Wednesday, March 3, 2010

In a Teapot


The Tempest

Written by William Shakespeare

Directed by Sam Mendes

Starring Christian Camargo, Stephen Dillane, Alvin Epstein, Ron Cephas Jones, Juliet Rylance, Thomas Sadoski

Performances through March 13, 2010

BAM Harvey Theater 651 Fulton Street, Brooklyn

Generally considered Shakespeare’s leave-taking of the theater, The Tempest is also one of his most affecting late romances because of the gentleness of the reconciliations that occur following several violent, volatile collisions earlier in the play.

The magician Prospero, seen as Shakespeare’s self-portrait, controls everything about his life on the island where he and daughter Miranda have lived for a dozen years, with the sprite Ariel and slave Caliban doing his bidding. So when he has the chance to reencounter the men responsible for his banishment from Milan where he was Duke, Prospero ensures that a storm brings them on the island, dazzling them with sleight-of-hand until finally and forgivingly announcing that they will return to civilization.

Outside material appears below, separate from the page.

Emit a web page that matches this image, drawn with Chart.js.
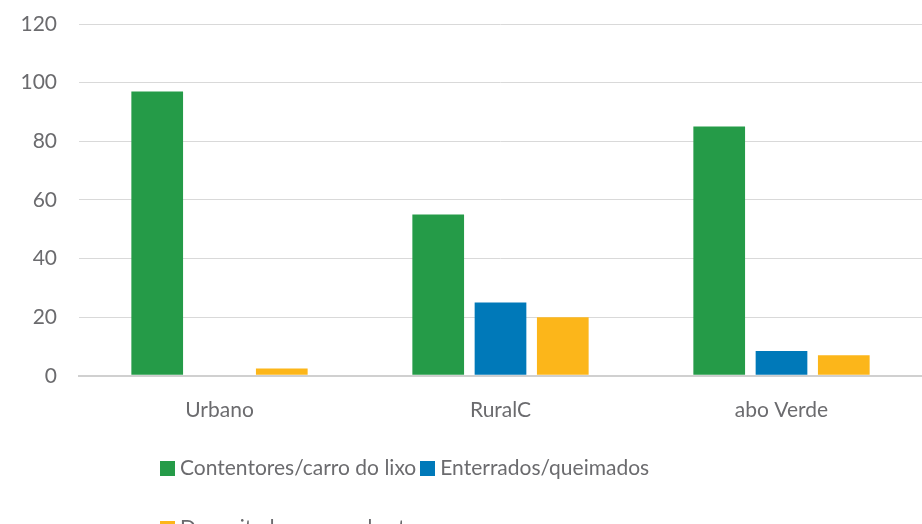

In this staging for BAM’s Bridge Project, director Sam Mendes’s felicitous visual choices suggest the “rough magic” of The Tempest. Our first sight of Caliban, whose head irupts out of the sand, is indelible (it‘s too bad that Mendes repeats the trick later, to diminished effect), and spotlights shine on each shipwreck survivor in turn as Prospero gives Miranda—and us—a summary of the previous 12 years, with Paul Pyant’s lighting subtly accentuating the wondrous isle brought to life mainly through Shakespeare‘s poetry.Tom Piper’s simply effective set consists of a circular sand box and a shallow pool, otherworldly music by Mark Bennett is performed by two musicians on either side of the stage, and Catherine Zuber’s modern-dress costumes include well-worn suits for Prospero. This last is one of Mendes’ bright ideas, but not his best: Stephen Dillane, a well-spoken if underwhelming Prospero, is first seen sitting on a stool, bespectacled, next to one of the musicians, returning there periodically for no good reason. His shabbiness makes him seem less a Duke than a hobo, not my idea of Prospero.

The acting is uneven. Christian Carmago does acceptable work as Ariel, but he’s up against Mendes’ showy direction: when the sprite appears with an enormous pair of wings in one scene, one wonders when (and why) Ariel has become Icarus. Julia Rylance, as Miranda, mimics Dillane, giving a solid but unexciting portrayal, while Ron Cephas Jones makes a good, scary—and sympathetic—Caliban. As for the comic relief, Thomas Sadoski (who is the best of the repertory company in both this and As You Like It) continues to impress as the clownish drunk Stefano, while Anthony O’Donnell’s Trinculo is just broad enough in a part that calls for overacting.

Caliban describes Prospero’s isle as “full of noises, sounds and sweet airs, that give delight and hurt not.” In Mendes’ Tempest, the island is certainly enchanted but only intermittently delightful.